◆ Task directions: Write the data out again, character for character, with no images.
++++++
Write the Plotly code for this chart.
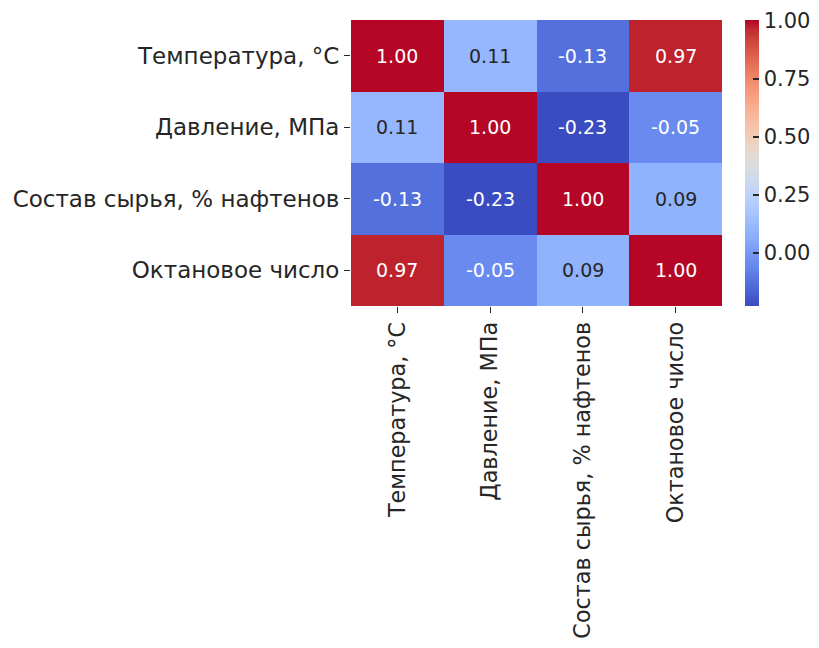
import plotly.graph_objects as go

labels = ["Температура, °C", "Давление, МПа", "Состав сырья, % нафтенов", "Октановое число"]
corr = [
    [1.00, 0.11, -0.13, 0.97],
    [0.11, 1.00, -0.23, -0.05],
    [-0.13, -0.23, 1.00, 0.09],
    [0.97, -0.05, 0.09, 1.00],
]
cbar_ticks = [0.00, 0.25, 0.50, 0.75, 1.00]

coolwarm_rgb = [
    (59, 76, 192), (68, 90, 204), (77, 104, 215), (87, 117, 225), (98, 130, 234),
    (108, 142, 241), (119, 154, 247), (130, 165, 251), (141, 176, 254), (152, 185, 255),
    (163, 194, 255), (174, 201, 253), (184, 208, 249), (194, 213, 244), (204, 217, 238),
    (213, 219, 230), (221, 221, 221), (229, 216, 209), (236, 211, 197), (241, 204, 184),
    (245, 196, 172), (247, 187, 160), (247, 177, 148), (247, 166, 135), (244, 154, 123),
    (241, 141, 111), (236, 127, 99), (229, 112, 88), (222, 96, 77), (213, 80, 66),
    (203, 62, 56), (192, 40, 47), (180, 4, 38),
]
n = len(coolwarm_rgb)
colorscale = [[i / (n - 1), "rgb(%d,%d,%d)" % c] for i, c in enumerate(coolwarm_rgb)]

zmin, zmax = -0.23, 1.002

def text_color(v):
    t = (v - zmin) / (zmax - zmin)
    idx = t * (n - 1)
    i = min(int(idx), n - 2)
    f = idx - i
    c = [coolwarm_rgb[i][k] * (1 - f) + coolwarm_rgb[i + 1][k] * f for k in range(3)]
    def lin(x):
        x = x / 255
        return x / 12.92 if x <= 0.03928 else ((x + 0.055) / 1.055) ** 2.4
    lum = 0.2126 * lin(c[0]) + 0.7152 * lin(c[1]) + 0.0722 * lin(c[2])
    return "#262626" if lum > 0.408 else "white"

font = "DejaVu Sans"

fig = go.Figure(
    go.Heatmap(
        z=corr, x=labels, y=labels,
        zmin=zmin, zmax=zmax,
        colorscale=colorscale,
        colorbar=dict(
            thickness=14, len=1.0, lenmode="fraction",
            x=1.062, xanchor="left", xpad=0, y=0.5, yanchor="middle", ypad=0,
            outlinewidth=0,
            tickvals=cbar_ticks, ticktext=["%.2f" % t for t in cbar_ticks],
            ticks="inside", ticklen=6, tickcolor="#262626", tickwidth=1.5,
            tickfont=dict(family=font, size=21, color="#262626"),
        ),
    )
)

annotations = []
for i, row in enumerate(corr):
    for j, v in enumerate(row):
        annotations.append(dict(
            x=labels[j], y=labels[i], text="%.2f" % v, showarrow=False,
            font=dict(family=font, size=19, color=text_color(v)),
        ))

# page body has an 8px default margin, so the figure is offset by 8px;
# keep the figure inside the 819x648 window (8px margin on each side)
fig.update_layout(
    width=803, height=632,
    margin=dict(l=343, r=89, t=12, b=334, autoexpand=False),
    paper_bgcolor="white", plot_bgcolor="white",
    annotations=annotations,
    font=dict(family=font, color="#262626"),
)
fig.update_xaxes(
    tickangle=-90, ticks="outside", ticklen=6, tickcolor="#262626",
    tickfont=dict(family=font, size=22.3, color="#262626"), showgrid=False, zeroline=False,
)
fig.update_yaxes(
    autorange="reversed", ticks="outside", ticklen=6, tickcolor="#262626",
    tickfont=dict(family=font, size=23, color="#262626"), showgrid=False, zeroline=False,
)

fig.write_html("out.html")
++++++
◆ Response below:
Write the Plotly code for this chart.
import plotly.graph_objects as go

labels = ["Температура, °C", "Давление, МПа", "Состав сырья, % нафтенов", "Октановое число"]
corr = [
    [1.00, 0.11, -0.13, 0.97],
    [0.11, 1.00, -0.23, -0.05],
    [-0.13, -0.23, 1.00, 0.09],
    [0.97, -0.05, 0.09, 1.00],
]
cbar_ticks = [0.00, 0.25, 0.50, 0.75, 1.00]

coolwarm_rgb = [
    (59, 76, 192), (68, 90, 204), (77, 104, 215), (87, 117, 225), (98, 130, 234),
    (108, 142, 241), (119, 154, 247), (130, 165, 251), (141, 176, 254), (152, 185, 255),
    (163, 194, 255), (174, 201, 253), (184, 208, 249), (194, 213, 244), (204, 217, 238),
    (213, 219, 230), (221, 221, 221), (229, 216, 209), (236, 211, 197), (241, 204, 184),
    (245, 196, 172), (247, 187, 160), (247, 177, 148), (247, 166, 135), (244, 154, 123),
    (241, 141, 111), (236, 127, 99), (229, 112, 88), (222, 96, 77), (213, 80, 66),
    (203, 62, 56), (192, 40, 47), (180, 4, 38),
]
n = len(coolwarm_rgb)
colorscale = [[i / (n - 1), "rgb(%d,%d,%d)" % c] for i, c in enumerate(coolwarm_rgb)]

zmin, zmax = -0.23, 1.002

def text_color(v):
    t = (v - zmin) / (zmax - zmin)
    idx = t * (n - 1)
    i = min(int(idx), n - 2)
    f = idx - i
    c = [coolwarm_rgb[i][k] * (1 - f) + coolwarm_rgb[i + 1][k] * f for k in range(3)]
    def lin(x):
        x = x / 255
        return x / 12.92 if x <= 0.03928 else ((x + 0.055) / 1.055) ** 2.4
    lum = 0.2126 * lin(c[0]) + 0.7152 * lin(c[1]) + 0.0722 * lin(c[2])
    return "#262626" if lum > 0.408 else "white"

font = "DejaVu Sans"

fig = go.Figure(
    go.Heatmap(
        z=corr, x=labels, y=labels,
        zmin=zmin, zmax=zmax,
        colorscale=colorscale,
        colorbar=dict(
            thickness=14, len=1.0, lenmode="fraction",
            x=1.062, xanchor="left", xpad=0, y=0.5, yanchor="middle", ypad=0,
            outlinewidth=0,
            tickvals=cbar_ticks, ticktext=["%.2f" % t for t in cbar_ticks],
            ticks="inside", ticklen=6, tickcolor="#262626", tickwidth=1.5,
            tickfont=dict(family=font, size=21, color="#262626"),
        ),
    )
)

annotations = []
for i, row in enumerate(corr):
    for j, v in enumerate(row):
        annotations.append(dict(
            x=labels[j], y=labels[i], text="%.2f" % v, showarrow=False,
            font=dict(family=font, size=19, color=text_color(v)),
        ))

# page body has an 8px default margin, so the figure is offset by 8px;
# keep the figure inside the 819x648 window (8px margin on each side)
fig.update_layout(
    width=803, height=632,
    margin=dict(l=343, r=89, t=12, b=334, autoexpand=False),
    paper_bgcolor="white", plot_bgcolor="white",
    annotations=annotations,
    font=dict(family=font, color="#262626"),
)
fig.update_xaxes(
    tickangle=-90, ticks="outside", ticklen=6, tickcolor="#262626",
    tickfont=dict(family=font, size=22.3, color="#262626"), showgrid=False, zeroline=False,
)
fig.update_yaxes(
    autorange="reversed", ticks="outside", ticklen=6, tickcolor="#262626",
    tickfont=dict(family=font, size=23, color="#262626"), showgrid=False, zeroline=False,
)

fig.write_html("out.html")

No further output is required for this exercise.